Charles Kenneth Roberts

Politics, History, Culture

“Good riddance”

There are a variety of things wrong with the Democratic Party; there are a lot of reasons why it’s, generally speaking, losing in the 21st century. I think the most important reason is that, despite what the base wants and the overall popularity of the policies supported by rank-and-file Democratic membership, the party leadership is beholden to the economic elite who favor policies which benefit the already-rich and powerful. Universal healthcare is a good example of a policy that most Democrats, especially the most motivated and committed, want but that the party leadership has hesitated to get behind.

But that’s not the only thing wrong with the Democrats. Josh Marshall has written an article about Alabama’s Republican nominee for Senate (and likely winner) Roy Moore, whose most important financial backer has expressed Christian supremacist and neo-Confederate ideas, and he’s associated with the League of the South (as has Moore).

That’s awful, though it’s not terribly surprising. But whenever you look at stories like this on liberal/Democratic-leaning websites, or when they’re posted by prominent liberal Twitter accounts, there’s a common tendency in the comments or responses. By my count a solid majority of the replies to the above-quoted tweets and a sizable chunk of the replies on TPM are some variation of “Good riddance!” or “Let them go” or “Kick them out.”

So: an explicitly Christian supremacist with ties to more-or-less openly white supremacist organizations want to take control of a state that votes 35-40% Democrat and is 30% or 35% non-white (depending on how you count Hispanics). For a sizable portion of the people who care enough to post about it on the internet, the response is to just let them do that.

This isn’t a matter of whether Democratic policies favor those voters, or whether Republican policies harm them. Compare the way that conservatives respond to stories about, say, the (much over-stated) liberal bias on college campuses. There are calls for affirmative action for conservative academics, calls for the firing of professors who make inflammatory liberal statements, insistence on equal rights for using college spaces for even the most extreme conservative/anti-liberal speakers, and demands that college administrators or even state legislatures step in to protect conservative voices. There’s an element of “That’s what you get when you go to liberal colleges” or talk about conservative alternatives, but it’s in general extremely supportive for conservatives who decide to attend those institutions (a self-selected identity, unlike where you’re born).

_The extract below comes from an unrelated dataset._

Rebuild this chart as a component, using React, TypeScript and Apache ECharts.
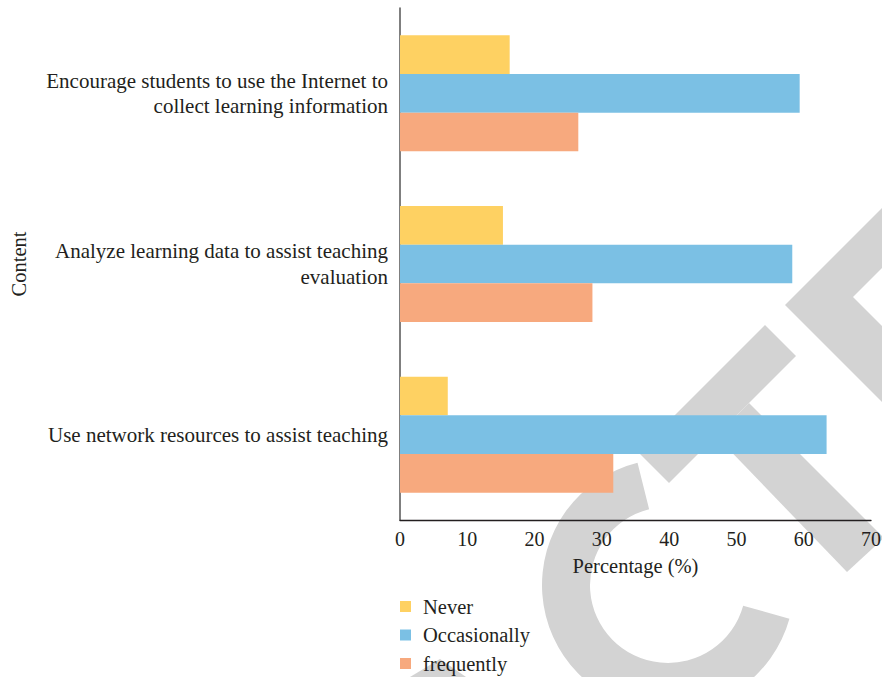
import React, { useEffect, useRef } from "react";
import * as echarts from "echarts";

const categories = [
  "Encourage students to use the Internet to\ncollect learning information",
  "Analyze learning data to assist teaching\nevaluation",
  "Use network resources to assist teaching",
];
const seriesNames = ["Never", "Occasionally", "frequently"];
const neverValues = [16.3, 15.3, 7.1];
const occasionallyValues = [59.4, 58.3, 63.4];
const frequentlyValues = [26.5, 28.6, 31.7];
const colors = ["#FED162", "#7BC0E4", "#F7A97E"];
const yAxisTitle = "Content";
const xAxisTitle = "Percentage (%)";

const FONT = "Liberation Serif";
const TEXT = "#231f20";
const WM = "#d3d3d3";

export default function App() {
  const ref = useRef<HTMLDivElement>(null);
  useEffect(() => {
    if (!ref.current) return;
    const chart = echarts.init(ref.current, undefined, { renderer: "svg" });
    const deg = Math.PI / 180;
    chart.setOption({
      animation: false,
      backgroundColor: "#ffffff",
      textStyle: { fontFamily: FONT, color: TEXT },
      graphic: {
        elements: [
          {
            type: "sector",
            z: -10,
            silent: true,
            shape: { cx: 668, cy: 585, r0: 78, r: 126, startAngle: 15.5 * deg, endAngle: 256 * deg, clockwise: true },
            style: { fill: WM },
          },
          {
            type: "polygon",
            z: -10,
            silent: true,
            shape: { points: [[765, 325], [796, 356], [669, 483], [638, 452]] },
            style: { fill: WM },
          },
          {
            type: "polygon",
            z: -10,
            silent: true,
            shape: { points: [[716, 436], [749, 403], [884, 538], [847, 572]] },
            style: { fill: WM },
          },
          {
            type: "polygon",
            z: -10,
            silent: true,
            shape: { points: [[785, 305], [890, 200], [890, 260], [853, 297], [890, 334], [890, 410]] },
            style: { fill: WM },
          },
          {
            type: "polygon",
            z: -10,
            silent: true,
            shape: { points: [[410, 677], [440, 659], [466, 677]] },
            style: { fill: WM },
          },
          {
            type: "text",
            z: 10,
            x: 19,
            y: 264,
            rotation: Math.PI / 2,
            silent: true,
            style: {
              text: yAxisTitle,
              fontFamily: FONT,
              fontSize: 20.5,
              fill: TEXT,
              align: "center",
              verticalAlign: "middle",
            },
          },
        ],
      },
      grid: { left: 400, right: 11, top: 8, bottom: 157, containLabel: false, outerBoundsMode: "none" },
      legend: {
        data: seriesNames,
        orient: "vertical",
        left: 400,
        top: 596,
        padding: 0,
        itemWidth: 11,
        itemHeight: 11,
        itemGap: 7.5,
        icon: "rect",
        textStyle: { fontFamily: FONT, fontSize: 20.5, lineHeight: 20, color: TEXT, padding: [0, 0, 0, 7] },
      },
      xAxis: {
        type: "value",
        min: 0,
        max: 70,
        interval: 10,
        splitLine: { show: false },
        axisTick: { show: false },
        axisLine: { show: true, lineStyle: { color: "#231f20", width: 1.3 } },
        axisLabel: { fontFamily: FONT, fontSize: 20, color: TEXT, margin: 9 },
        name: xAxisTitle,
        nameLocation: "middle",
        nameGap: 35,
        nameTextStyle: { fontFamily: FONT, fontSize: 20.5, color: TEXT },
      },
      yAxis: {
        type: "category",
        data: categories,
        inverse: true,
        axisTick: { show: false },
        axisLine: { show: true, lineStyle: { color: "#555555", width: 1.5 } },
        axisLabel: { fontFamily: FONT, fontSize: 21, lineHeight: 25.5, color: TEXT, margin: 12, align: "right" },
      },
      series: [
        { name: seriesNames[0], type: "bar", data: neverValues, itemStyle: { color: colors[0] }, barGap: "0%", barCategoryGap: "32%" },
        { name: seriesNames[1], type: "bar", data: occasionallyValues, itemStyle: { color: colors[1] }, barGap: "0%", barCategoryGap: "32%" },
        { name: seriesNames[2], type: "bar", data: frequentlyValues, itemStyle: { color: colors[2] }, barGap: "0%", barCategoryGap: "32%" },
      ],
    });
    return () => chart.dispose();
  }, []);
  return (
    <div
      ref={ref}
      style={{ position: "fixed", left: 0, top: 0, width: 882, height: 677 }}
    />
  );
}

I know it’s the internet, and it’s Twitter, and it’s the comments section. I know a lot of people think it’s funny to post such thoughts and wouldn’t actually favor secession. But I also know that lots of black people didn’t vote in 2016 because they didn’t think the Democratic Party did anything for them. Black voter turnout declined sharply in 2016, and despite the most anti-immigrant candidate in decades, Latino turnout didn’t increase very much. Republicans were effective in reducing (and in some cases, repressing) turnout, but Democrats were also bad at increasing turnout.

The reason so many black and rural Americans feel like Democrats don’t care about them is because lots of Democrats don’t really care about them, or at least they don’t act like they do.